🤖 AI Summary
This work addresses the misalignment between offline and online metrics in advertising ranking systems, commonly caused by inconsistent score scales and position bias in multi-objective optimization. The authors propose a unified training framework that, for the first time, directly incorporates score calibration into the optimization objective rather than relying on post-processing. The approach employs Lagrangian relaxation to formulate constrained multi-objective optimization and integrates variance-reduced counterfactual utility estimation to enhance robustness. This method significantly improves ranking consistency and generalization across traffic segments. Experiments on the Criteo and Avazu datasets demonstrate a 1.1% relative AUC improvement over the strongest baseline, PairRank, along with a 31.6% reduction in calibration error and a 3.2% gain in utility.
📝 Abstract
Ad ranking systems must simultaneously optimize multiple objectives including click-through rate (CTR), conversion rate (CVR), revenue, and user experience metrics.

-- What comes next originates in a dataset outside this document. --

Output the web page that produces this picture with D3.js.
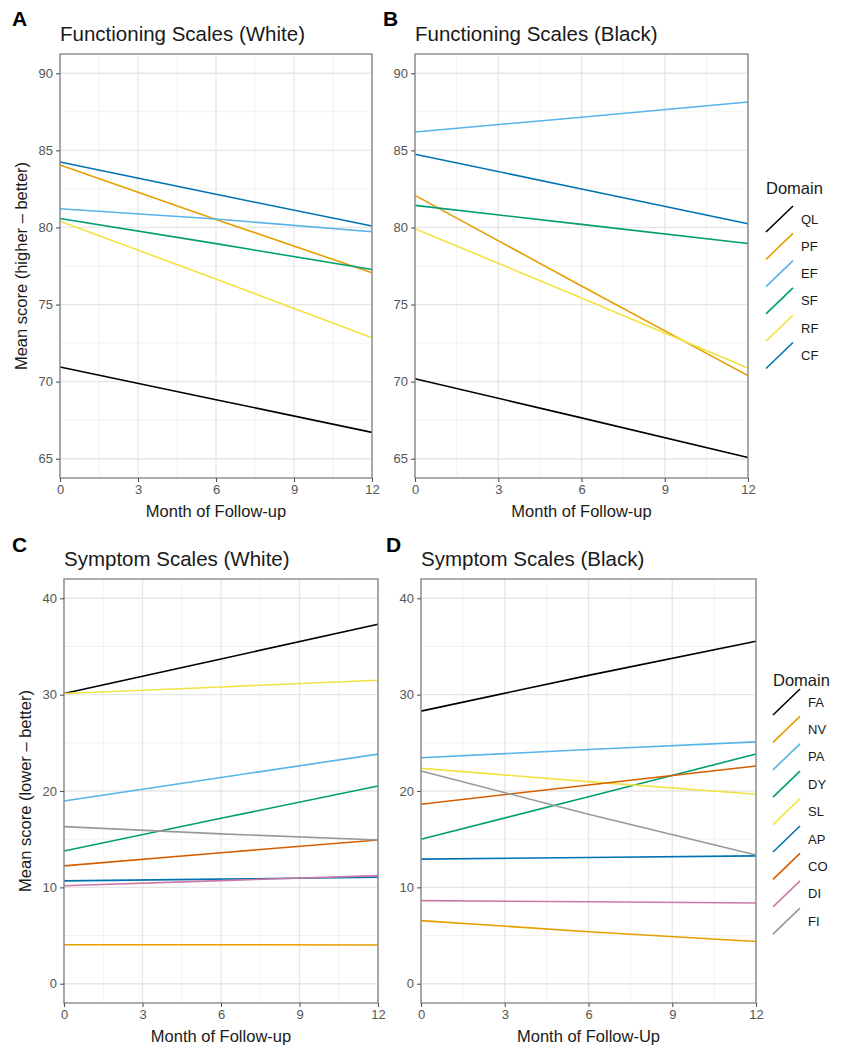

However, production systems face critical challenges: score scale inconsistency across traffic segments undermines threshold transferability, and position bias in click logs causes offline-online metric discrepancies. We propose CaliCausalRank, a unified framework that integrates training-time scale calibration, constraint-based multi-objective optimization, and robust counterfactual utility estimation. Our approach treats score calibration as a first-class training objective rather than post-hoc processing, employs Lagrangian relaxation for constraint satisfaction, and utilizes variance-reduced counterfactual estimators for reliable offline evaluation. Experiments on the Criteo and Avazu datasets demonstrate that CaliCausalRank achieves 1.1% relative AUC improvement, 31.6% calibration error reduction, and 3.2% utility gain compared to the best baseline (PairRank) while maintaining consistent performance across different traffic segments.